General thoughts about revision.
Writing is like painting. Add more words, cover up mistakes, fill in layer after layer to create an illusion of 3-dimensionality. Really it's all paint and flat, but add light and shadow and you will deceive the eye.
Revising is like carving. Take away what obscures the form. Start with chisels and mallets, finish with sandpaper. It can't be done in one go, the way the writing can. I have to go back the next day, and back again, each time finding more (though less at a time) of what obscures the form, and removing that piece, that layer, that corner.
Another metaphor altogether: what my agent showed me, and what I found for myself once I started looking, is that I have all the pieces for a strong scene, all the lego blocks for the pirate ship or space shuttle, but I haven't put them together. For example, Alard is carrying his unconscious friend through the forest, evading the conspirators who want to kill him and, unknowingly, the bear (more bear!). Did his injured friend rouse and rave? Did the conspirators pass nearby? Did the bear? Here's where I scuff my feet and look at the ground. Um, no. No, it didn't occur to me to do anything with those pieces, like snap them together into a more intriguing shape. Not until this most recent revision.
Naturally, I can look at someone else's writing and see where they missed an opportunity to build suspense or excitement. That's easy. It is to be hoped that I can now look at my own and do the same. At least in the second draft.

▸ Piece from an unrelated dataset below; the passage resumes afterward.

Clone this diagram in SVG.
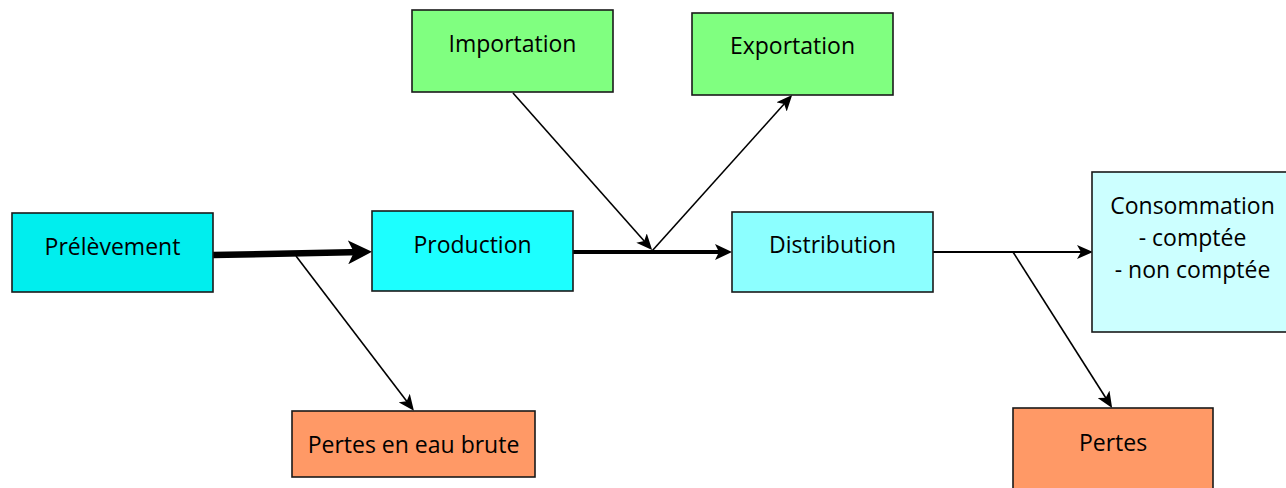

Closing with a brief arthritis report. The right elbow is annoying, and the left foot (the ball thereof). Both thumbs are a bit twingey if I stretch them out, but that may be due to using the belt sander to rough out the puppet heads last week (in case you wondered where that carving metaphor came from). Overall pretty good.


John said...

FWIW, based on your description, I agree with just about everything your agent has suggested. It is an odd, and annoying, thing that it's so much easier to see where someone else has their missed opportunities than where you've missed your own. I've read over and over that what separates stories is that the best stories take the opportunities that others pass up. Glad to hear that you're starting to see where the opportunities are in your own work. (Heaven knows you're already awesome at critique.)

BTW, the "word verification" is gullite. Doesn't that sound like a superhero's (not so) hidden weakness that allows supervillains to bend the superhero to their will?

Terri-Lynne said...

Thanks for that B! I've been looking forward to a revisions post. I'm slightly nervous about getting revision edits for Finder, but really excited too. Eeep! My tummy just flipped a little!

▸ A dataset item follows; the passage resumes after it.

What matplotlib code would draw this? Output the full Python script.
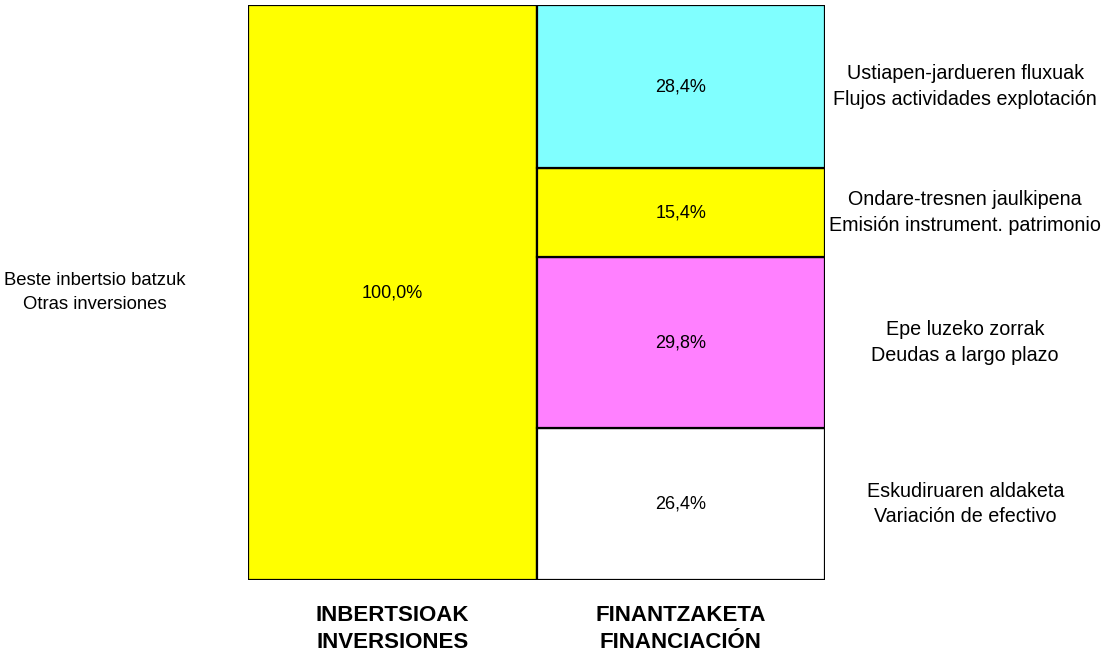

I cannot WAIT to read this. I loved the beautiful and imperfect draft I read what--two years ago? Was it more??? I get chills thinking about it.

My verification word is uptif. Uptif. I kinda like it for some reason.

batgirl said...

The big miss that she pointed out in the 2d revision is that I'd let rescuing Sefina, rescuing the princess, and the robbers finding the cottage be 'this happened and then that happened', when what they needed to be was 'this happened and so that happened'.
Strangely, I had the hardest time with that part. Hacking 4 chapters down into 2 chapters was a mere bag of shells in comparison with linking those events causally as well as sequentially.

Gullite sounds like a mineral you could feed to people to convince them of things, too.

Terri, if you want, you can post your revision notes on the thread in the AW VP room, when you get them? I feel like such an egotist being by myself there.
Maybe your tummy did an uptif just then?

Terri-Lynne said...

Oh, cool. I hadn't thought of that. Yes, I will post when it comes time. One of the great things about a small house is the speed in which things happen. The down side is that you don't know they're happening until they DO! It took Eric 5 weeks to get to reading my little 6 page synopsis, then two weeks to read the whole dang manuscript and offer to publish. Crazy, crazy--but fun! Woohoo! (oooh--my tummy did do an uptif!)

Gads, that does seem like a lot of weaving, but I've no doubt you were up to the task. I don't think I've ever looked forward to the seeing a book in print than I am yours. Well...maybe the final Harry Potter, but that's it!